Né Greta Thunberg né il risveglio occidentale sui problemi del cambiamento climatico hanno fatto cambiare idea ai tedeschi. Il partito verde rimane minoritario e l’exploit di pochi mesi fa nei land di Assia e Baviera sembra sempre più spiegabile come un fenomeno locale
Partiamo dalla Polonia. Due mesi fa l’omicidio del sindaco di Danzica aveva fatto pensare a una rinascita anti sovranista nel Paese, governato da più di tre anni dal partito nazionalista PiS (diritto e giustizia). Sull’onda dell’emotività Robert Biedroń, primo politico apertamente gay (e in Polonia è una notizia) ha lanciato Wiesa, ponendosi nell’opinione pubblica come il nuovo rispetto al partito di governo e a Piattaforma civica, il partito del presidente del Consiglio europeo Donald Tusk. Ma l’esperimento del Macron polacco, come ha notato Politico, si sta rivelando un piccolo flop. Dal 16% di un mese fa il partito nei sondaggi è dato al 5% e ha poche speranze di superare la soglia di sbarramento per entrare a maggio nell’europarlamento.
Stesso discorso in Germania. Né Greta Thunberg né il risveglio occidentale sui problemi del cambiamento climatico hanno fatto cambiare idea ai tedeschi. Il partito verde rimane minoritario e l’exploit di pochi mesi fa nei land di Assia e Baviera sembra sempre più spiegabile come un fenomeno locale. E i sondaggi danno un aumento dell’1% dei voti per le europee. Più che onda verde un fiorellino appena sbocciato. E Alternative Für Deutschland rimane stabilmente il terzo partito in Germania. Nemmeno l’inchiesta recente sull’uso di fondi illeciti provenienti dalla Svizzera ha visto calare Afd nei sondaggi. La paura di una sua ascesa alle europee, dove per tradizione il voto è più del cuore e meno del portafoglio, ha portato la neo leader della Cdu Annegret Kramp-Karrenbauer a bocciare il manifesto europeista di Emmanuel Macron e a tracciare una visione più conservatrice sul futuro dell’Europa.

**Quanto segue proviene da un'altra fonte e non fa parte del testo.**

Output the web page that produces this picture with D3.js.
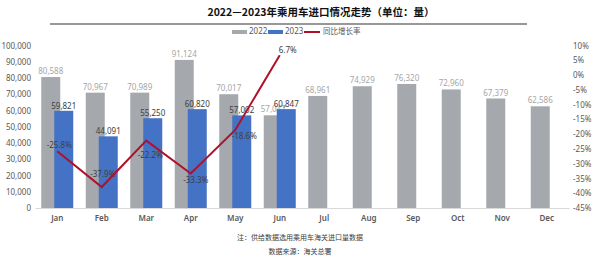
<!DOCTYPE html>
<html>
<head>
<meta charset="utf-8">
<script src="https://cdn.jsdelivr.net/npm/d3@7"></script>
<style>
  body { margin: 0; background: #fff; }
  svg text { font-family: "Noto Sans", "Noto Sans CJK SC", sans-serif; }
</style>
</head>
<body>
<div id="chart"></div>
<script>
// chart data
var months = ["Jan", "Feb", "Mar", "Apr", "May", "Jun", "Jul", "Aug", "Sep", "Oct", "Nov", "Dec"];
var imports2022 = [80588, 70967, 70989, 91124, 70017, 57047, 68961, 74929, 76320, 72960, 67379, 62586];
var imports2023 = [59821, 44091, 55250, 60820, 57002, 60847];
var yoyGrowth = [-25.8, -37.9, -22.2, -33.3, -18.6, 6.7];
var leftTicks = [0, 10000, 20000, 30000, 40000, 50000, 60000, 70000, 80000, 90000, 100000];
var rightTicks = [10, 5, 0, -5, -10, -15, -20, -25, -30, -35, -40, -45];

var width = 600, height = 258;
var gray = "#a5a9ae", blue = "#4472c4", red = "#b0112a";

var svg = d3.select("#chart").append("svg")
  .attr("width", width)
  .attr("height", height);

// title + underline
svg.append("text")
  .attr("x", 321).attr("y", 16)
  .attr("text-anchor", "middle")
  .style("font-family", "'Noto Sans CJK SC', sans-serif")
  .style("font-size", "10.5px").style("font-weight", "bold")
  .attr("fill", "#111")
  .text("2022—2023年乘用车进口情况走势（单位：量）");
svg.append("line")
  .attr("x1", 50).attr("x2", 527).attr("y1", 24).attr("y2", 24)
  .attr("stroke", "#333").attr("stroke-width", 1.2);

// scales
var x = d3.scaleBand().domain(months).range([35, 569]);
var y = d3.scaleLinear().domain([0, 100000]).range([208, 45.5]);
var y2 = d3.scaleLinear().domain([-45, 10]).range([208, 45.5]);

// axes
var leftAxis = d3.axisLeft(y).tickValues(leftTicks).tickSize(0).tickPadding(4)
  .tickFormat(d3.format(","));
svg.append("g").attr("transform", "translate(35,0)").call(leftAxis)
  .call(function(g) { g.select(".domain").remove(); })
  .selectAll("text").style("font-size", "8px").attr("fill", "#595959");

var rightAxis = d3.axisRight(y2).tickValues(rightTicks).tickSize(0).tickPadding(0)
  .tickFormat(function(d) { return d + "%"; });
svg.append("g").attr("transform", "translate(573,0)").call(rightAxis)
  .call(function(g) { g.select(".domain").remove(); })
  .selectAll("text").style("font-size", "8px").attr("fill", "#595959");

var bottomAxis = d3.axisBottom(x).tickSize(0).tickPadding(7);
svg.append("g").attr("transform", "translate(0,208)").call(bottomAxis)
  .call(function(g) { g.select(".domain").attr("stroke", "#d9d9d9"); })
  .selectAll("text").style("font-size", "8px").style("font-weight", "600").attr("fill", "#595959");

// bars, 2022 and 2023 slightly overlapped like the excel chart
var barW = 19;
svg.selectAll(".bar22")
  .data(imports2022)
  .enter().append("rect")
  .attr("class", "bar22")
  .attr("x", function(d, i) { return x(months[i]) + x.bandwidth() / 2 - 16; })
  .attr("y", function(d) { return y(d); })
  .attr("width", barW)
  .attr("height", function(d) { return y(0) - y(d); })
  .attr("fill", gray);

// 2022 labels go under the 2023 bars (jun label is half hidden in the original)
svg.selectAll(".lab22")
  .data(imports2022)
  .enter().append("text")
  .attr("x", function(d, i) { return x(months[i]) + x.bandwidth() / 2 - 16 + barW / 2; })
  .attr("y", function(d) { return y(d) - 3; })
  .attr("text-anchor", "middle")
  .style("font-size", "8px").attr("fill", "#a6a6a6")
  .text(d3.format(","));

svg.selectAll(".bar23")
  .data(imports2023)
  .enter().append("rect")
  .attr("class", "bar23")
  .attr("x", function(d, i) { return x(months[i]) + x.bandwidth() / 2 - 3; })
  .attr("y", function(d) { return y(d); })
  .attr("width", barW)
  .attr("height", function(d) { return y(0) - y(d); })
  .attr("fill", blue);

svg.selectAll(".lab23")
  .data(imports2023)
  .enter().append("text")
  .attr("x", function(d, i) { return x(months[i]) + x.bandwidth() / 2 - 3 + barW / 2; })
  .attr("y", function(d) { return y(d) - 2; })
  .attr("text-anchor", "middle")
  .style("font-size", "8px").attr("fill", "#404040")
  .text(d3.format(","));

// label nudges, copied by eye from the excel layout
var pctDx = [2, 1, 4, 5, 9, 8];
var pctDy = [-5, -12, 15, 7, 7, -4];
svg.selectAll(".labPct")
  .data(yoyGrowth)
  .enter().append("text")
  .attr("x", function(d, i) { return x(months[i]) + x.bandwidth() / 2 + pctDx[i]; })
  .attr("y", function(d, i) { return y2(d) + pctDy[i]; })
  .attr("text-anchor", "middle")
  .attr("dominant-baseline", "middle")
  .style("font-size", "8px").attr("fill", "#404040")
  .text(function(d) { return d.toFixed(1) + "%"; });

// growth line (drawn over the labels)
var line = d3.line()
  .x(function(d, i) { return x(months[i]) + x.bandwidth() / 2; })
  .y(function(d) { return y2(d); });
svg.append("path")
  .datum(yoyGrowth)
  .attr("d", line)
  .attr("fill", "none")
  .attr("stroke", red)
  .attr("stroke-width", 2);

// legend
var legend = svg.append("g").attr("transform", "translate(232,32)");
legend.append("rect").attr("x", 0).attr("y", -2).attr("width", 15).attr("height", 4).attr("fill", gray);
legend.append("text").attr("x", 17).attr("y", 0).attr("dominant-baseline", "middle")
  .style("font-size", "8px").attr("fill", "#595959").text("2022");
legend.append("rect").attr("x", 36).attr("y", -2).attr("width", 15).attr("height", 4).attr("fill", blue);
legend.append("text").attr("x", 53).attr("y", 0).attr("dominant-baseline", "middle")
  .style("font-size", "8px").attr("fill", "#595959").text("2023");
legend.append("line").attr("x1", 72).attr("x2", 88).attr("y1", 0).attr("y2", 0)
  .attr("stroke", red).attr("stroke-width", 2);
legend.append("text").attr("x", 91).attr("y", 0).attr("dominant-baseline", "middle")
  .style("font-family", "'Noto Sans CJK SC', sans-serif")
  .style("font-size", "7.5px").attr("fill", "#595959").text("同比增长率");

// footnotes
svg.append("text")
  .attr("x", 300).attr("y", 240)
  .attr("text-anchor", "middle")
  .style("font-family", "'Noto Sans CJK SC', sans-serif")
  .style("font-size", "7px").attr("fill", "#404040")
  .text("注：供给数据选用乘用车海关进口量数据");
svg.append("text")
  .attr("x", 300).attr("y", 254)
  .attr("text-anchor", "middle")
  .style("font-family", "'Noto Sans CJK SC', sans-serif")
  .style("font-size", "7px").attr("fill", "#404040")
  .text("数据来源：海关总署");
</script>
</body>
</html>
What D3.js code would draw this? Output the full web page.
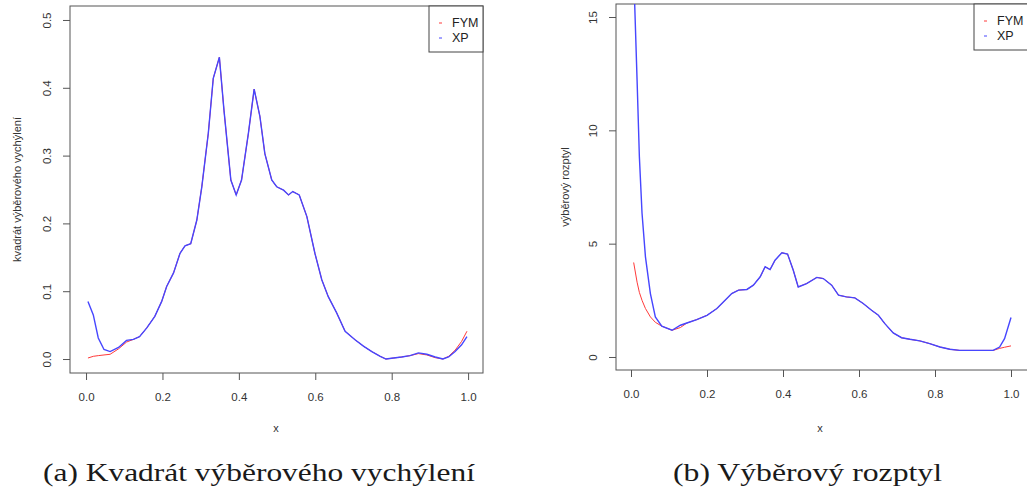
<!DOCTYPE html>
<html>
<head>
<meta charset="utf-8">
<script src="https://cdn.jsdelivr.net/npm/d3@7"></script>
<style>
  html, body { margin: 0; padding: 0; background: #fff; }
  svg { display: block; }
</style>
</head>
<body>
<script>
// (a) squared bias
const biasX = [0.005,0.019,0.032,0.047,0.063,0.085,0.106,0.124,0.14,0.159,0.18,0.198,0.211,0.229,0.246,0.259,0.274,0.29,0.303,0.32,0.333,0.349,0.361,0.379,0.393,0.407,0.425,0.44,0.455,0.468,0.486,0.499,0.517,0.53,0.541,0.558,0.578,0.599,0.617,0.634,0.656,0.678,0.704,0.726,0.748,0.77,0.785,0.805,0.826,0.848,0.87,0.892,0.914,0.934,0.949,0.966,0.983,0.997];
const biasXP = [0.085,0.065,0.031,0.014,0.011,0.017,0.0275,0.029,0.033,0.046,0.063,0.085,0.107,0.127,0.156,0.167,0.170,0.205,0.254,0.333,0.414,0.445,0.367,0.264,0.242,0.264,0.333,0.398,0.358,0.303,0.264,0.254,0.249,0.242,0.247,0.242,0.21,0.156,0.117,0.092,0.068,0.041,0.0285,0.019,0.011,0.004,0.0,0.0015,0.003,0.005,0.009,0.007,0.003,0.0,0.003,0.011,0.021,0.033];
const biasFYM = [0.0015,0.004,0.005,0.006,0.007,0.015,0.025,0.029,0.033,0.046,0.063,0.085,0.107,0.127,0.156,0.167,0.170,0.205,0.254,0.333,0.414,0.445,0.367,0.264,0.242,0.264,0.333,0.398,0.358,0.303,0.264,0.254,0.249,0.242,0.247,0.242,0.21,0.156,0.117,0.092,0.068,0.041,0.0285,0.019,0.011,0.004,0.0,0.0015,0.003,0.005,0.008,0.006,0.002,0.0,0.004,0.013,0.026,0.041];

// (b) variance
const varX = [0.007,0.016,0.022,0.029,0.038,0.051,0.064,0.081,0.108,0.13,0.147,0.173,0.2,0.226,0.243,0.265,0.283,0.305,0.322,0.34,0.353,0.366,0.379,0.397,0.412,0.427,0.44,0.462,0.489,0.506,0.528,0.546,0.567,0.589,0.611,0.633,0.651,0.668,0.69,0.712,0.734,0.76,0.786,0.813,0.839,0.865,0.9,0.931,0.953,0.97,0.983,1.0];
const varXP = [17,12.2,8.84,6.34,4.42,2.8,1.77,1.36,1.18,1.4,1.5,1.65,1.84,2.14,2.43,2.8,2.95,2.98,3.17,3.54,3.98,3.86,4.27,4.6,4.54,3.83,3.09,3.24,3.51,3.46,3.17,2.73,2.65,2.61,2.36,2.06,1.84,1.47,1.06,0.85,0.78,0.71,0.59,0.44,0.34,0.29,0.29,0.29,0.29,0.44,0.81,1.74];
const varFYM = [4.17,3.3,2.85,2.5,2.14,1.77,1.53,1.36,1.18,1.3,1.5,1.65,1.84,2.14,2.43,2.8,2.95,2.98,3.17,3.54,3.98,3.86,4.27,4.6,4.54,3.83,3.09,3.24,3.51,3.46,3.17,2.73,2.65,2.61,2.36,2.06,1.84,1.47,1.06,0.85,0.78,0.71,0.59,0.44,0.34,0.29,0.29,0.29,0.29,0.38,0.43,0.49];

const xTicks = [0, 0.2, 0.4, 0.6, 0.8, 1.0];
const biasTicks = [0, 0.1, 0.2, 0.3, 0.4, 0.5];
const varTicks = [0, 5, 10, 15];
const seriesNames = ['FYM', 'XP'];
const seriesColors = ['#ff3a3a', '#4646ff'];
const seriesWidths = [1, 1.4];

const width = 1027, height = 490;
const svg = d3.select('body').append('svg')
    .attr('width', width)
    .attr('height', height)
    .attr('viewBox', [0, 0, width, height]);

const sans = 'Liberation Sans, Arial, sans-serif';

function panel({ id, left, right, top, bottom, xDomain, yDomain, yTicks, yFormat, x, ys, yLabel, yLabelX, xLabelX, caption, captionX, captionW }) {
    const xScale = d3.scaleLinear(xDomain, [left, right]);
    const yScale = d3.scaleLinear(yDomain, [bottom, top]);

    svg.append('clipPath').attr('id', id)
        .append('rect')
        .attr('x', left).attr('y', top)
        .attr('width', right - left).attr('height', bottom - top);

    // x axis
    svg.append('g')
        .attr('transform', `translate(0,${bottom})`)
        .call(d3.axisBottom(xScale).tickValues(xTicks).tickFormat(d3.format('.1f')).tickSize(7))
        .call(g => g.select('.domain').remove())
        .call(g => g.selectAll('.tick line').attr('stroke', '#555'))
        .call(g => g.selectAll('.tick text')
            .attr('fill', '#333').attr('font-family', sans).attr('font-size', 11.5)
            .attr('y', 24).attr('dy', '0.35em'));

    // y axis, labels rotated like base R
    svg.append('g')
        .attr('transform', `translate(${left},0)`)
        .call(d3.axisLeft(yScale).tickValues(yTicks).tickFormat(yFormat).tickSize(7))
        .call(g => g.select('.domain').remove())
        .call(g => g.selectAll('.tick line').attr('stroke', '#555'))
        .call(g => g.selectAll('.tick text')
            .attr('fill', '#333').attr('font-family', sans).attr('font-size', 11.5)
            .attr('text-anchor', 'middle')
            .attr('transform', 'rotate(-90)')
            .attr('x', 0).attr('y', -23).attr('dy', '0.35em'));

    // box
    svg.append('rect')
        .attr('x', left).attr('y', top)
        .attr('width', right - left).attr('height', bottom - top)
        .attr('fill', 'none').attr('stroke', '#555').attr('stroke-width', 1);

    const line = d3.line()
        .x((d, i) => xScale(x[i]))
        .y(d => yScale(d));

    ys.forEach((vals, k) => {
        svg.append('path')
            .datum(vals)
            .attr('clip-path', `url(#${id})`)
            .attr('fill', 'none')
            .attr('stroke', seriesColors[k])
            .attr('stroke-width', seriesWidths[k])
            .attr('d', line);
    });

    // legend (topright)
    const lw = 54, lh = 46;
    svg.append('rect')
        .attr('x', right - lw).attr('y', top)
        .attr('width', lw).attr('height', lh)
        .attr('fill', '#fff').attr('stroke', '#444').attr('stroke-width', 1);
    seriesNames.forEach((name, k) => {
        const cy = top + 17 + k * 15;
        svg.append('line')
            .attr('x1', right - lw + 10).attr('x2', right - lw + 13)
            .attr('y1', cy).attr('y2', cy)
            .attr('stroke', seriesColors[k]).attr('stroke-width', 1);
        svg.append('text')
            .attr('x', right - lw + 23).attr('y', cy).attr('dy', '0.35em')
            .attr('font-family', sans).attr('font-size', 12.5).attr('fill', '#222')
            .text(name);
    });

    // axis titles
    svg.append('text')
        .attr('x', xLabelX).attr('y', 428).attr('dy', '0.35em')
        .attr('text-anchor', 'middle')
        .attr('font-family', sans).attr('font-size', 11).attr('fill', '#333')
        .text('x');
    svg.append('text')
        .attr('transform', `translate(${yLabelX},${(top + bottom) / 2}) rotate(-90)`)
        .attr('dy', '0.35em')
        .attr('text-anchor', 'middle')
        .attr('font-family', sans).attr('font-size', 11).attr('fill', '#333')
        .text(yLabel);

    // caption
    svg.append('text')
        .attr('x', captionX).attr('y', 481)
        .attr('font-family', 'Liberation Serif, DejaVu Serif, serif')
        .attr('font-size', 26).attr('fill', '#1a1a1a')
        .attr('textLength', captionW).attr('lengthAdjust', 'spacingAndGlyphs')
        .text(caption);
}

panel({
    id: 'clipA', left: 70, right: 483, top: 6, bottom: 373,
    xDomain: [-0.042, 1.039], yDomain: [-0.0206, 0.5206],
    yTicks: biasTicks, yFormat: d3.format('.1f'),
    x: biasX, ys: [biasFYM, biasXP],
    yLabel: 'kvadrát výběrového vychýlení', yLabelX: 17, xLabelX: 276,
    caption: '(a) Kvadrát výběrového vychýlení', captionX: 43, captionW: 432
});

panel({
    id: 'clipB', left: 616, right: 1028, top: 4, bottom: 370,
    xDomain: [-0.0395, 1.0447], yDomain: [-0.574, 15.574],
    yTicks: varTicks, yFormat: d3.format('d'),
    x: varX, ys: [varFYM, varXP],
    yLabel: 'výběrový rozptyl', yLabelX: 565, xLabelX: 820,
    caption: '(b) Výběrový rozptyl', captionX: 673, captionW: 269
});
</script>
</body>
</html>
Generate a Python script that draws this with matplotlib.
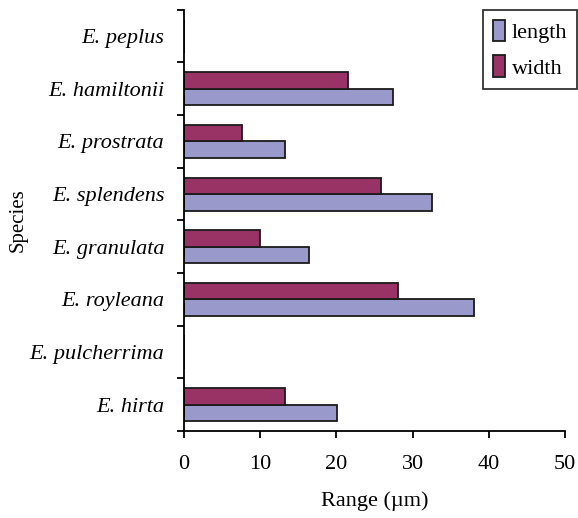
import numpy as np
import matplotlib
matplotlib.use("Agg")
import matplotlib.pyplot as plt

# data (bottom to top)
species = ["E. hirta", "E. pulcherrima", "E. royleana", "E. granulata",
           "E. splendens", "E. prostrata", "E. hamiltonii", "E. peplus"]
length = [20.1, 0, 38.1, 16.4, 32.5, 13.3, 27.4, 0]
width = [13.3, 0, 28.1, 10.0, 25.8, 7.6, 21.5, 0]

plt.rcParams['font.family'] = ['Liberation Serif', 'DejaVu Serif']

fig = plt.figure(figsize=(5.78, 5.18), dpi=100)
ax = fig.add_axes([0.318, 0.168, 0.66, 0.813])

y = np.arange(len(species))
h = 0.315
ax.barh(y - h / 2, length, height=h, color='#9999cc', edgecolor='#1a1a1a',
        linewidth=1.3, label='length')
ax.barh(y + h / 2, width, height=h, color='#993366', edgecolor='#1a1a1a',
        linewidth=1.3, label='width')

ax.set_xlim(0, 50)
ax.set_ylim(-0.5, len(species) - 0.5)
ax.set_xticks([0, 10, 20, 30, 40, 50])
ax.set_yticks(np.arange(len(species) + 1) - 0.5)
ax.set_yticklabels([])
ax.set_yticks(y, minor=True)
ax.set_yticklabels(species, minor=True, fontstyle='italic', fontsize=16)
ax.tick_params(axis='y', which='minor', length=0, pad=14)
ax.tick_params(axis='y', which='major', length=5, width=1.3)
ax.tick_params(axis='x', length=5, width=1.3, labelsize=16, pad=12)

for s in ['top', 'right']:
    ax.spines[s].set_visible(False)
for s in ['left', 'bottom']:
    ax.spines[s].set_linewidth(1.3)

ax.set_xlabel('Range (\u00b5m)', fontsize=16, labelpad=13)
ax.set_ylabel('Species', fontsize=15)
ax.yaxis.set_label_coords(-0.41, 0.5)

leg = fig.legend(loc='upper right', bbox_to_anchor=(577 / 578, 1 - 10 / 518),
                 fontsize=16, frameon=True, fancybox=False, edgecolor='black',
                 handlelength=0.55, handleheight=1.1, handletextpad=0.3,
                 borderpad=0.45, labelspacing=0.55, borderaxespad=0)
leg.get_frame().set_linewidth(1.3)

fig.savefig('out.png', dpi=100)
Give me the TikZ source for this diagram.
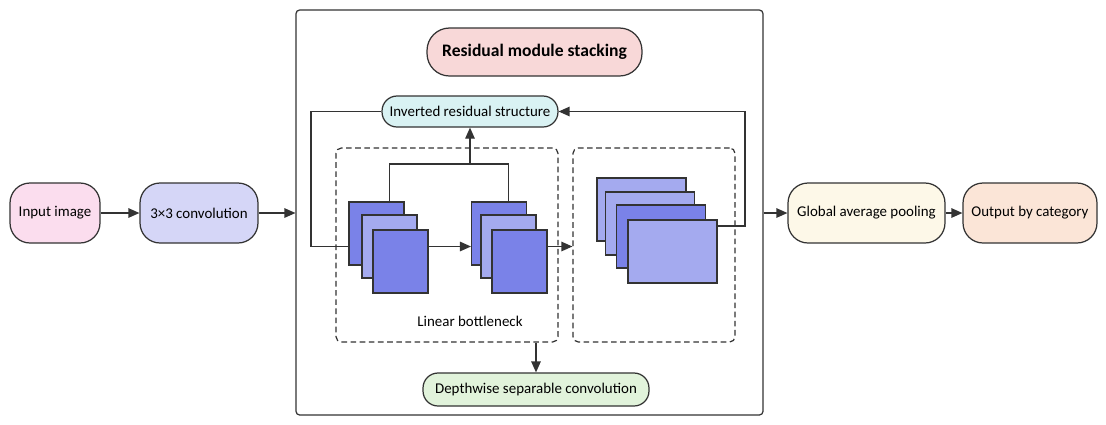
\documentclass[tikz,border=0pt]{standalone}
\usepackage{fontspec}
\setmainfont{Carlito}
\usetikzlibrary{arrows.meta,positioning,calc}

\definecolor{inpink}{HTML}{FBDDEE}
\definecolor{convlav}{HTML}{D5D6F7}
\definecolor{titlered}{HTML}{F8D8D8}
\definecolor{invcyan}{HTML}{D9F2F3}
\definecolor{dwgreen}{HTML}{E1F3DB}
\definecolor{gapcream}{HTML}{FDF8E8}
\definecolor{outpeach}{HTML}{FBE5D7}
\definecolor{fmdark}{HTML}{7A82E8}
\definecolor{fmlight}{HTML}{A4AAEF}
\definecolor{edge}{HTML}{333333}

\begin{document}
\begin{tikzpicture}[x=0.02cm, y=-0.02cm,
    block/.style={draw=edge, line width=0.7pt, rounded corners=0.4cm, minimum height=1.2cm, align=center, font=\fontsize{8.5}{10}\selectfont},
    tag/.style={draw=edge, line width=0.7pt, rounded corners=0.3cm, minimum height=0.64cm, align=center, font=\fontsize{8.5}{10}\selectfont},
    dashbox/.style={draw=edge, line width=0.7pt, dash pattern=on 3.2pt off 2pt, rounded corners=3pt, minimum height=3.88cm},
    fmap/.style={draw=edge, line width=0.6pt, minimum width=1.1cm, minimum height=1.26cm, inner sep=0pt},
    wmap/.style={draw=edge, line width=0.6pt, minimum width=1.78cm, minimum height=1.26cm, inner sep=0pt, fill=fmlight},
    line/.style={draw=edge, line width=0.7pt},
    arr/.style={line, -{Triangle[length=2.2mm, width=1.9mm]}}
]
\useasboundingbox (0,0) rectangle (1106,424);

% outer frame and the module inside it
\node[draw=edge, line width=0.7pt, rounded corners=2pt, minimum width=9.34cm, minimum height=8.1cm] (frame) at (529.5,212.5) {};
\node[tag, fill=titlered, rounded corners=0.45cm, minimum width=4.3cm, minimum height=0.96cm, font=\fontsize{10}{12}\selectfont\bfseries] (title) at (534.5,52) {Residual module stacking};
\node[tag, fill=invcyan, minimum width=3.52cm, minimum height=0.62cm] (inv) at (470,111.5) {Inverted residual structure};
\node[dashbox, minimum width=4.44cm] (lb) at (447,245) {};
\node[dashbox, minimum width=3.24cm] (wb) at (654,245) {};
\node[font=\fontsize{8.5}{10}\selectfont] (lblab) at (470,321) {Linear bottleneck};
\node[tag, fill=dwgreen, minimum width=4.52cm, minimum height=0.66cm] (dw) at (536,389.5) {Depthwise separable convolution};

% left skip line (behind the maps)
\coordinate (lp) at (311,246.5);
\draw[line] (inv.west) -| (lp) -- (349,246.5);

% feature maps
\node[fmap, fill=fmdark] (a1) at (376.5,233.5) {};
\node[fmap, fill=fmlight] (a2) at (389.5,246.5) {};
\node[fmap, fill=fmdark] (a3) at (400.5,261.5) {};
\node[fmap, fill=fmdark] (b1) at (499,233.5) {};
\node[fmap, fill=fmlight] (b2) at (508.5,246.5) {};
\node[fmap, fill=fmdark] (b3) at (519.5,261.5) {};
\node[wmap] (c1) at (641.5,209.5) {};
\node[wmap] (c2) at (650,223.5) {};
\node[wmap, fill=fmdark] (c3) at (661,236.5) {};
\node[wmap] (c4) at (672.5,251.5) {};

% outer chain
\node[block, fill=inpink, minimum width=1.8cm] (inp) at (55,213) {Input image};
\node[block, fill=convlav, minimum width=2.36cm] (conv) at (199,213) {3×3 convolution};
\node[block, fill=gapcream, minimum width=3.14cm] (gap) at (866.5,213) {Global average pooling};
\node[block, fill=outpeach, minimum width=2.68cm] (out) at (1030,213) {Output by category};

\draw[arr] (inp) -- (conv);
\draw[arr] (conv.east) -- (conv.east -| frame.west);
\draw[arr] (frame.east |- gap) -- (gap.west);
\draw[arr] (gap) -- (out);

\draw[arr] (a3.east |- a2) -- (b1.west |- a2);
\draw[arr] (b3.east |- b2) -- (wb.west |- b2);
\coordinate (br) at (470,164);
\draw[line] (a2 |- a1.north) |- (br) -| (b2 |- b1.north);
\draw[arr] (br) -- (inv.south);
\coordinate (rp) at (745,226);
\draw[arr] (c4.east |- rp) -- (rp) |- (inv.east);
\draw[arr] (dw.north |- lb.south) -- (dw.north);
\end{tikzpicture}
\end{document}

Ma il presidente francese è più preoccupato nell’immediato dalla situazione olandese. Nel 2017 il premier Mark Rutte con fatica è riuscito a formare un governo dopo aver vinto di poco le elezioni, defindendosi il campione del populismo “buono” contro quello “cattivo” di Geert Wilders, alleato di Salvini e Le Pen. La scommessa di Rutte era quella di difendere gli interessi degli olandesi in Europa con proposte politiche riformiste e non radicali, opponendosi a qualsiasi forma di integrazione. Due anni dopo, non c’è stata l’integrazione federalista temuta dagli olandesi, ma il consenso di Rutte è comunque calato. Il 20 marzo nei Paesi Bassi ci saranno le elezioni nelle province dei rappresentanti che a loro volta eleggeranno i nuovi senatori olandesi. Secondo i sondaggi il partito di Rutte dovrebbe rimanere primo ma la coalizione perderebbe la maggioranza assoluta al Senato. Al secondo posto ci sarebbe il Partito per la libertà di Wilders. In ascesa, oltre il 10% si piazzerebbe il Forum voor Democratie, partito populista di destra, guidato dal 36enne Thierry Baudet, simile per estetica a Wilders ma con un linguaggio più sofisticato. Risultato? I partiti sovranisti insieme raggiungerebbero il 25 per cento e il governo rischia di entrare in una fase di stallo. Nei Paesi Bassi sono maestri del limbo politico. Nel 2017 Rutte riuscì a formare il governo dopo 208 giorni. E la sparatoria di ieri a Utrecht, sicuramente non farà aumentare il consenso del governo. Anzi, la sensazione è che rafforzerà i consensi dei sovranisti in tutta Europa, Slovacchia permettendo.